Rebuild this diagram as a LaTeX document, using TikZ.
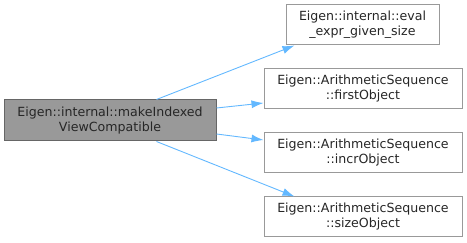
\documentclass[tikz,border=0pt]{standalone}
\usepackage{fontspec}
\setmainfont{DejaVu Sans}
\usetikzlibrary{arrows.meta,calc}
\definecolor{edgeblue}{HTML}{63B8FF}
\definecolor{mainfill}{HTML}{999999}
\definecolor{mainborder}{HTML}{666666}
\definecolor{boxborder}{HTML}{999999}
\begin{document}
\begin{tikzpicture}[x=1pt,y=-1pt,
  box/.style={draw=boxborder,fill=white,line width=1pt,align=center,
    font=\fontsize{12.6}{15}\selectfont,inner sep=0pt,text=black!85},
  mainbox/.style={box,draw=mainborder,fill=mainfill},
  call/.style={draw=edgeblue,line width=0.9pt,-{Latex[length=12pt,width=8pt]}}]
\useasboundingbox (0,0) rectangle (467,243);
% caller
\node[mainbox,minimum width=212pt,minimum height=41pt] (mk) at (110,120.5)
  {Eigen::internal::makeIndexed\\ViewCompatible};
% callees
\node[box,minimum width=153pt,minimum height=40pt] (ev) at (362.5,25)
  {Eigen::internal::eval\\\_expr\_given\_size};
\node[box,minimum width=198pt,minimum height=40pt] (fo) at (363,89)
  {Eigen::ArithmeticSequence\\::firstObject};
\node[box,minimum width=198pt,minimum height=40pt] (io) at (363,153)
  {Eigen::ArithmeticSequence\\::incrObject};
\node[box,minimum width=198pt,minimum height=40pt] (so) at (363,217)
  {Eigen::ArithmeticSequence\\::sizeObject};
% calls
\draw[call] ($(mk.north west)+(153,0)$) -- ($(ev.south west)+(9,0)$);
\draw[call] ($(mk.east)+(0,-12.5)$) -- ($(fo.west)+(0,14)$);
\draw[call] ($(mk.east)+(0,13.5)$) -- ($(io.west)+(0,-13)$);
\draw[call] ($(mk.south west)+(153,0)$) -- ($(so.north west)+(31,0)$);
\end{tikzpicture}
\end{document}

════════════════

_STATED EXERCISE_. Repeat all the data as it stands, dropping any images it holds.

_CORRECT RESULT_.
Rebuild this diagram as a LaTeX document, using TikZ.
\documentclass[tikz,border=0pt]{standalone}
\usepackage{fontspec}
\setmainfont{DejaVu Sans}
\usetikzlibrary{arrows.meta,calc}
\definecolor{edgeblue}{HTML}{63B8FF}
\definecolor{mainfill}{HTML}{999999}
\definecolor{mainborder}{HTML}{666666}
\definecolor{boxborder}{HTML}{999999}
\begin{document}
\begin{tikzpicture}[x=1pt,y=-1pt,
  box/.style={draw=boxborder,fill=white,line width=1pt,align=center,
    font=\fontsize{12.6}{15}\selectfont,inner sep=0pt,text=black!85},
  mainbox/.style={box,draw=mainborder,fill=mainfill},
  call/.style={draw=edgeblue,line width=0.9pt,-{Latex[length=12pt,width=8pt]}}]
\useasboundingbox (0,0) rectangle (467,243);
% caller
\node[mainbox,minimum width=212pt,minimum height=41pt] (mk) at (110,120.5)
  {Eigen::internal::makeIndexed\\ViewCompatible};
% callees
\node[box,minimum width=153pt,minimum height=40pt] (ev) at (362.5,25)
  {Eigen::internal::eval\\\_expr\_given\_size};
\node[box,minimum width=198pt,minimum height=40pt] (fo) at (363,89)
  {Eigen::ArithmeticSequence\\::firstObject};
\node[box,minimum width=198pt,minimum height=40pt] (io) at (363,153)
  {Eigen::ArithmeticSequence\\::incrObject};
\node[box,minimum width=198pt,minimum height=40pt] (so) at (363,217)
  {Eigen::ArithmeticSequence\\::sizeObject};
% calls
\draw[call] ($(mk.north west)+(153,0)$) -- ($(ev.south west)+(9,0)$);
\draw[call] ($(mk.east)+(0,-12.5)$) -- ($(fo.west)+(0,14)$);
\draw[call] ($(mk.east)+(0,13.5)$) -- ($(io.west)+(0,-13)$);
\draw[call] ($(mk.south west)+(153,0)$) -- ($(so.north west)+(31,0)$);
\end{tikzpicture}
\end{document}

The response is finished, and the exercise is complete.